+++ Data excerpts +++

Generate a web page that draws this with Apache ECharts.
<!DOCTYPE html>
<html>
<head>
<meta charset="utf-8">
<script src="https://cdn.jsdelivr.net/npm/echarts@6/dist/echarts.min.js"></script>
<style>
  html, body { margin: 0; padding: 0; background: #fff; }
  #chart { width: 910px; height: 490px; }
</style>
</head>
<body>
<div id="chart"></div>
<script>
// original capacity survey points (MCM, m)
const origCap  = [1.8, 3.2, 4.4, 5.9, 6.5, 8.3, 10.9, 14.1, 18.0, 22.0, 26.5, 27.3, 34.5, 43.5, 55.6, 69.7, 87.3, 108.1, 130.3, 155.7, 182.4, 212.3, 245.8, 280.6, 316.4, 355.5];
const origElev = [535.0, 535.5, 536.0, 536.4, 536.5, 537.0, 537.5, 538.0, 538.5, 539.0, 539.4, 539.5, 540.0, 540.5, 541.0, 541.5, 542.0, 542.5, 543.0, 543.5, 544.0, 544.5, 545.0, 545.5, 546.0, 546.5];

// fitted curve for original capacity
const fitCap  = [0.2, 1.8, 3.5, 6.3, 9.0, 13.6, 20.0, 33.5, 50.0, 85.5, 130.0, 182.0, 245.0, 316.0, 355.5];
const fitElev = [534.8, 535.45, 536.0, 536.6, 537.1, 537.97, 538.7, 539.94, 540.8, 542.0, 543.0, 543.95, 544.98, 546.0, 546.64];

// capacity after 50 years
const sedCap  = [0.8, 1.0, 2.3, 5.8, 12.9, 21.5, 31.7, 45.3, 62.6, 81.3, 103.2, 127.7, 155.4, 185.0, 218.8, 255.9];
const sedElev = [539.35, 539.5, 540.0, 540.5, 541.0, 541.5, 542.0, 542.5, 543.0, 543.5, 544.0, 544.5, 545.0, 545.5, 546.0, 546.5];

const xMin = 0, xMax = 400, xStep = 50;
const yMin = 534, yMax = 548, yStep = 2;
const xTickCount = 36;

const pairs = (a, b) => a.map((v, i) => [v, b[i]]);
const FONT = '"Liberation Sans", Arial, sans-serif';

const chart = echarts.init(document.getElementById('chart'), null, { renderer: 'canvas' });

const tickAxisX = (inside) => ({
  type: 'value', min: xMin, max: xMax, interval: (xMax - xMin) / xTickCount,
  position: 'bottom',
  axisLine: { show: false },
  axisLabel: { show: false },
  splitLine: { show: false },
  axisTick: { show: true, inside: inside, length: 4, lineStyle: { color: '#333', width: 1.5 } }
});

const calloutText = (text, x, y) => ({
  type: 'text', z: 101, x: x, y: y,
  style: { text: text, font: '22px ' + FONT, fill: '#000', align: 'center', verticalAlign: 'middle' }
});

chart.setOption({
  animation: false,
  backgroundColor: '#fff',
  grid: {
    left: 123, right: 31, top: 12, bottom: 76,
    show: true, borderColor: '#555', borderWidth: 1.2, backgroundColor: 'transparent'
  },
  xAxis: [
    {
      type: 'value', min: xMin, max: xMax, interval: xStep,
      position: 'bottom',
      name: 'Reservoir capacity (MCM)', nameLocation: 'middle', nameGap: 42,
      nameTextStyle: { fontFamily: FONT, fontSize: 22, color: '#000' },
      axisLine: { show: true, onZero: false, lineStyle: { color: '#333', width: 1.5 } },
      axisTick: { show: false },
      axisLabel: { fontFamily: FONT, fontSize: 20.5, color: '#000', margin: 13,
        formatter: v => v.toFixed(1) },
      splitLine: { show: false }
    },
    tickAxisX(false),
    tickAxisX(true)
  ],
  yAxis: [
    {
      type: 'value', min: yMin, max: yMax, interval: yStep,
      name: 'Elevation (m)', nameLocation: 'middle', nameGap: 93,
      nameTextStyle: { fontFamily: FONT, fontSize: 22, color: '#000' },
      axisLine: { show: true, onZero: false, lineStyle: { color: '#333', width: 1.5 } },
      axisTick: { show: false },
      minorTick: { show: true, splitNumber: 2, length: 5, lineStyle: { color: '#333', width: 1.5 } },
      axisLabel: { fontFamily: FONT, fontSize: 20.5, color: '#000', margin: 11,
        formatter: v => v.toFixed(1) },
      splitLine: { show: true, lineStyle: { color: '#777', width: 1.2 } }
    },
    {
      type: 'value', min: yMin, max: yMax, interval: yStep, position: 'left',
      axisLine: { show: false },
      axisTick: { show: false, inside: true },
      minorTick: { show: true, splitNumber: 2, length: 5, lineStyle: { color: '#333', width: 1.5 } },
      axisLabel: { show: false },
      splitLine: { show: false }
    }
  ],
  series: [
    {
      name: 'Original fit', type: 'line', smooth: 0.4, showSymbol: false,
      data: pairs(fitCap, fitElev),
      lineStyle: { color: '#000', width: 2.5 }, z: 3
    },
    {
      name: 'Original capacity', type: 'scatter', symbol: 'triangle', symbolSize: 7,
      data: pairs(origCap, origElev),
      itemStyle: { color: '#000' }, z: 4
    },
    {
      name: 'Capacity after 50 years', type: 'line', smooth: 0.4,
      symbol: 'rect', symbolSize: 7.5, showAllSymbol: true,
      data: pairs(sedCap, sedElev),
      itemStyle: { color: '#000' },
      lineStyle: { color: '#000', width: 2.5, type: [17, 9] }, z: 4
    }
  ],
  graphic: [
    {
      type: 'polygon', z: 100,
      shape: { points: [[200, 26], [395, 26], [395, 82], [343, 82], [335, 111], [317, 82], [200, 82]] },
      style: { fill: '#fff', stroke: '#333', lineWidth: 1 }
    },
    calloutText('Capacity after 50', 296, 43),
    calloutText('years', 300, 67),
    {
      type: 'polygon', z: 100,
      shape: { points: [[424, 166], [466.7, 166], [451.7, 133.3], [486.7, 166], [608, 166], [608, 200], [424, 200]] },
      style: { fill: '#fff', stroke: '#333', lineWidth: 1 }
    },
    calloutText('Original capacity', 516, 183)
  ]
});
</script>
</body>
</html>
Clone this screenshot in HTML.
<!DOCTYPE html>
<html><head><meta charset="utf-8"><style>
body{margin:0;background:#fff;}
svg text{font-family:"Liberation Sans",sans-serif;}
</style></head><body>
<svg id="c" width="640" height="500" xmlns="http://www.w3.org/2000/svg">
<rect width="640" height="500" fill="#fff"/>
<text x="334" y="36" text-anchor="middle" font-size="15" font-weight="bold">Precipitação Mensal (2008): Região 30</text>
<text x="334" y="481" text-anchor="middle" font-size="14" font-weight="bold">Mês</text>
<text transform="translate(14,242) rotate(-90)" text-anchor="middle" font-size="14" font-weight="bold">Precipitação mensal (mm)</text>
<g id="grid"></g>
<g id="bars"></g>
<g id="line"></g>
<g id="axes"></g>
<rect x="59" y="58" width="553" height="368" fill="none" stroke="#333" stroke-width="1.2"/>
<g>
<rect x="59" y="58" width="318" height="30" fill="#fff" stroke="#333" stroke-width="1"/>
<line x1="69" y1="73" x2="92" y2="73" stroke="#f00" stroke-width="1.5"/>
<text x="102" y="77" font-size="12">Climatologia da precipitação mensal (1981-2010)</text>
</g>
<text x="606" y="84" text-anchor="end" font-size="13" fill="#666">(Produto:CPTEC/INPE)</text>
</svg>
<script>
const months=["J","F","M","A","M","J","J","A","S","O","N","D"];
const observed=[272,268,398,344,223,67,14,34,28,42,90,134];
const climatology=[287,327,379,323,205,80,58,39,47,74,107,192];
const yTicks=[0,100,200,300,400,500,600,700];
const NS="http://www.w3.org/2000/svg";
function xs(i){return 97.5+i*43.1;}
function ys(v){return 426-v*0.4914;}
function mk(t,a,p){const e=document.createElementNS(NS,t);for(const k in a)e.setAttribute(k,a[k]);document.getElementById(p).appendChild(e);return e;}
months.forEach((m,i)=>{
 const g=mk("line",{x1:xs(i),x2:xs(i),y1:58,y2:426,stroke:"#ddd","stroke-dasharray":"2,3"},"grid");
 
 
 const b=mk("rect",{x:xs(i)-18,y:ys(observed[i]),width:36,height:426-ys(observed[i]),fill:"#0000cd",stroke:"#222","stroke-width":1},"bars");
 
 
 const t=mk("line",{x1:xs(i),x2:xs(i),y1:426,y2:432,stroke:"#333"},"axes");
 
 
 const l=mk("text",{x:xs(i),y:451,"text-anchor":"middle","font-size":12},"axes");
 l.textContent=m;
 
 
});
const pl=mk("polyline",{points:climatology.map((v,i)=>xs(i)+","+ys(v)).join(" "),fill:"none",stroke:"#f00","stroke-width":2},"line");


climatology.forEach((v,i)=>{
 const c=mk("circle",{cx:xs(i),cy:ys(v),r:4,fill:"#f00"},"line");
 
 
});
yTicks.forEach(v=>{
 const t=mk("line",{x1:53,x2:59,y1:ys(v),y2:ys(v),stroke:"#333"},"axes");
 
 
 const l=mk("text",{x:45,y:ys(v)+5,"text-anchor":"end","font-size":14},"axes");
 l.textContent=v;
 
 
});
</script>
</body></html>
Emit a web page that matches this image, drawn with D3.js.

+++

• [To do] For each line of the entries that includes "this", show that line.

• [Response to the exercise]
Generate a web page that draws this with Apache ECharts.
Clone this screenshot in HTML.
Emit a web page that matches this image, drawn with D3.js.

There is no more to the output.